> **The problem**
Restate each line word for word. Leave out every picture.

> **Given data**
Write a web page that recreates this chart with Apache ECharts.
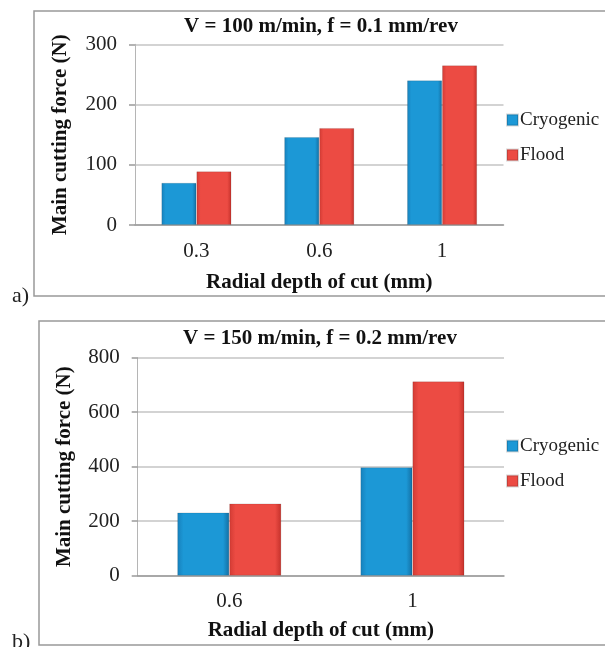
<!DOCTYPE html>
<html>
<head>
<meta charset="utf-8">
<script src="https://cdn.jsdelivr.net/npm/echarts@6/dist/echarts.min.js"></script>
<style>html,body{margin:0;padding:0;background:#fff;}#c{width:605px;height:647px;}</style>
</head>
<body>
<div id="c"></div>
<script>
var seriesNames = ['Cryogenic', 'Flood'];
var titleA = 'V = 100 m/min, f = 0.1 mm/rev';
var titleB = 'V = 150 m/min, f = 0.2 mm/rev';
var yName = 'Main cutting force (N)';
var xName = 'Radial depth of cut (mm)';
var catsA = ['0.3', '0.6', '1'];
var cryoA = [70, 146, 240];
var floodA = [89, 161, 265];
var catsB = ['0.6', '1'];
var cryoB = [232, 398];
var floodB = [265, 713];

var FONT = 'Liberation Serif';
function grad(c0, c1, c2) {
  return new echarts.graphic.LinearGradient(0, 0, 1, 0, [
    {offset: 0, color: c0}, {offset: 0.12, color: c1},
    {offset: 0.88, color: c1}, {offset: 1, color: c2}]);
}
var blue = grad('#1780bb', '#1c98d6', '#136fa3');
var red = grad('#d23b34', '#ec4b43', '#c4312b');

function xAxis(grid, cats, gap, labelMargin) {
  return {
    type: 'category', gridIndex: grid, data: cats,
    axisLine: {lineStyle: {color: '#9a9a9a', width: 1.5}},
    axisTick: {show: false},
    axisLabel: {fontFamily: FONT, fontSize: 21, color: '#222', margin: labelMargin},
    name: xName, nameLocation: 'middle', nameGap: gap,
    nameTextStyle: {fontFamily: FONT, fontSize: 21, fontWeight: 'bold', color: '#111'}
  };
}
function yAxis(grid, max, interval, gap) {
  return {
    type: 'value', gridIndex: grid, min: 0, max: max, interval: interval,
    axisLine: {show: true, lineStyle: {color: '#b5b5b5', width: 1}},
    axisTick: {show: true, length: 6, lineStyle: {color: '#9a9a9a', width: 1.5}},
    splitLine: {lineStyle: {color: '#c4c4c4', width: 1.5}},
    axisLabel: {fontFamily: FONT, fontSize: 21, color: '#222', margin: 18},
    name: yName, nameLocation: 'middle', nameGap: gap, nameRotate: 90,
    nameTextStyle: {fontFamily: FONT, fontSize: 21, fontWeight: 'bold', color: '#111'}
  };
}
function bar(name, data, idx, color, w) {
  return {
    name: name, type: 'bar', xAxisIndex: idx, yAxisIndex: idx, data: data,
    barWidth: w, barGap: '0%',
    itemStyle: {color: color, borderColor: 'rgba(0,0,0,0.15)', borderWidth: 0.8}
  };
}
function legend(top) {
  return {
    orient: 'vertical', left: 501, top: top, itemWidth: 11, itemHeight: 11,
    itemGap: 15, data: seriesNames, icon: 'rect',
    textStyle: {fontFamily: FONT, fontSize: 19, color: '#222', lineHeight: 20, padding: [0, 0, 0, -3]}
  };
}

var chart = echarts.init(document.getElementById('c'), null, {renderer: 'canvas'});
chart.setOption({
  animation: false,
  backgroundColor: '#fff',
  title: [
    {text: titleA, left: 321, textAlign: 'center', top: 16, padding: 0,
     textStyle: {fontFamily: FONT, fontSize: 21, fontWeight: 'bold', color: '#111'}},
    {text: titleB, left: 320, textAlign: 'center', top: 328, padding: 0,
     textStyle: {fontFamily: FONT, fontSize: 21, fontWeight: 'bold', color: '#111'}}
  ],
  legend: [legend(105), legend(431)],
  grid: [
    {left: 135, right: 101.5, top: 44.3, bottom: 422},
    {left: 137.7, right: 101, top: 357.7, bottom: 71.3}
  ],
  xAxis: [xAxis(0, catsA, 47, 16), xAxis(1, catsB, 44, 15.5)],
  yAxis: [yAxis(0, 300, 100, 64), yAxis(1, 800, 200, 63)],
  series: [
    bar(seriesNames[0], cryoA, 0, blue, 35),
    bar(seriesNames[1], floodA, 0, red, 35),
    bar(seriesNames[0], cryoB, 1, blue, 52),
    bar(seriesNames[1], floodB, 1, red, 52)
  ],
  graphic: [
    {type: 'rect', shape: {x: 34, y: 11, width: 620, height: 285},
     style: {fill: 'none', stroke: '#999', lineWidth: 1.5}, silent: true},
    {type: 'rect', shape: {x: 39, y: 321, width: 620, height: 324},
     style: {fill: 'none', stroke: '#999', lineWidth: 1.5}, silent: true},
    {type: 'text', x: 12, y: 296, style: {text: 'a)', font: '22px "Liberation Serif"', fill: '#222', verticalAlign: 'middle'}},
    {type: 'text', x: 12, y: 642, style: {text: 'b)', font: '22px "Liberation Serif"', fill: '#222', verticalAlign: 'middle'}}
  ]
});
</script>
</body>
</html>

> **Reply to the task**
Write a web page that recreates this chart with Apache ECharts.
<!DOCTYPE html>
<html>
<head>
<meta charset="utf-8">
<script src="https://cdn.jsdelivr.net/npm/echarts@6/dist/echarts.min.js"></script>
<style>html,body{margin:0;padding:0;background:#fff;}#c{width:605px;height:647px;}</style>
</head>
<body>
<div id="c"></div>
<script>
var seriesNames = ['Cryogenic', 'Flood'];
var titleA = 'V = 100 m/min, f = 0.1 mm/rev';
var titleB = 'V = 150 m/min, f = 0.2 mm/rev';
var yName = 'Main cutting force (N)';
var xName = 'Radial depth of cut (mm)';
var catsA = ['0.3', '0.6', '1'];
var cryoA = [70, 146, 240];
var floodA = [89, 161, 265];
var catsB = ['0.6', '1'];
var cryoB = [232, 398];
var floodB = [265, 713];

var FONT = 'Liberation Serif';
function grad(c0, c1, c2) {
  return new echarts.graphic.LinearGradient(0, 0, 1, 0, [
    {offset: 0, color: c0}, {offset: 0.12, color: c1},
    {offset: 0.88, color: c1}, {offset: 1, color: c2}]);
}
var blue = grad('#1780bb', '#1c98d6', '#136fa3');
var red = grad('#d23b34', '#ec4b43', '#c4312b');

function xAxis(grid, cats, gap, labelMargin) {
  return {
    type: 'category', gridIndex: grid, data: cats,
    axisLine: {lineStyle: {color: '#9a9a9a', width: 1.5}},
    axisTick: {show: false},
    axisLabel: {fontFamily: FONT, fontSize: 21, color: '#222', margin: labelMargin},
    name: xName, nameLocation: 'middle', nameGap: gap,
    nameTextStyle: {fontFamily: FONT, fontSize: 21, fontWeight: 'bold', color: '#111'}
  };
}
function yAxis(grid, max, interval, gap) {
  return {
    type: 'value', gridIndex: grid, min: 0, max: max, interval: interval,
    axisLine: {show: true, lineStyle: {color: '#b5b5b5', width: 1}},
    axisTick: {show: true, length: 6, lineStyle: {color: '#9a9a9a', width: 1.5}},
    splitLine: {lineStyle: {color: '#c4c4c4', width: 1.5}},
    axisLabel: {fontFamily: FONT, fontSize: 21, color: '#222', margin: 18},
    name: yName, nameLocation: 'middle', nameGap: gap, nameRotate: 90,
    nameTextStyle: {fontFamily: FONT, fontSize: 21, fontWeight: 'bold', color: '#111'}
  };
}
function bar(name, data, idx, color, w) {
  return {
    name: name, type: 'bar', xAxisIndex: idx, yAxisIndex: idx, data: data,
    barWidth: w, barGap: '0%',
    itemStyle: {color: color, borderColor: 'rgba(0,0,0,0.15)', borderWidth: 0.8}
  };
}
function legend(top) {
  return {
    orient: 'vertical', left: 501, top: top, itemWidth: 11, itemHeight: 11,
    itemGap: 15, data: seriesNames, icon: 'rect',
    textStyle: {fontFamily: FONT, fontSize: 19, color: '#222', lineHeight: 20, padding: [0, 0, 0, -3]}
  };
}

var chart = echarts.init(document.getElementById('c'), null, {renderer: 'canvas'});
chart.setOption({
  animation: false,
  backgroundColor: '#fff',
  title: [
    {text: titleA, left: 321, textAlign: 'center', top: 16, padding: 0,
     textStyle: {fontFamily: FONT, fontSize: 21, fontWeight: 'bold', color: '#111'}},
    {text: titleB, left: 320, textAlign: 'center', top: 328, padding: 0,
     textStyle: {fontFamily: FONT, fontSize: 21, fontWeight: 'bold', color: '#111'}}
  ],
  legend: [legend(105), legend(431)],
  grid: [
    {left: 135, right: 101.5, top: 44.3, bottom: 422},
    {left: 137.7, right: 101, top: 357.7, bottom: 71.3}
  ],
  xAxis: [xAxis(0, catsA, 47, 16), xAxis(1, catsB, 44, 15.5)],
  yAxis: [yAxis(0, 300, 100, 64), yAxis(1, 800, 200, 63)],
  series: [
    bar(seriesNames[0], cryoA, 0, blue, 35),
    bar(seriesNames[1], floodA, 0, red, 35),
    bar(seriesNames[0], cryoB, 1, blue, 52),
    bar(seriesNames[1], floodB, 1, red, 52)
  ],
  graphic: [
    {type: 'rect', shape: {x: 34, y: 11, width: 620, height: 285},
     style: {fill: 'none', stroke: '#999', lineWidth: 1.5}, silent: true},
    {type: 'rect', shape: {x: 39, y: 321, width: 620, height: 324},
     style: {fill: 'none', stroke: '#999', lineWidth: 1.5}, silent: true},
    {type: 'text', x: 12, y: 296, style: {text: 'a)', font: '22px "Liberation Serif"', fill: '#222', verticalAlign: 'middle'}},
    {type: 'text', x: 12, y: 642, style: {text: 'b)', font: '22px "Liberation Serif"', fill: '#222', verticalAlign: 'middle'}}
  ]
});
</script>
</body>
</html>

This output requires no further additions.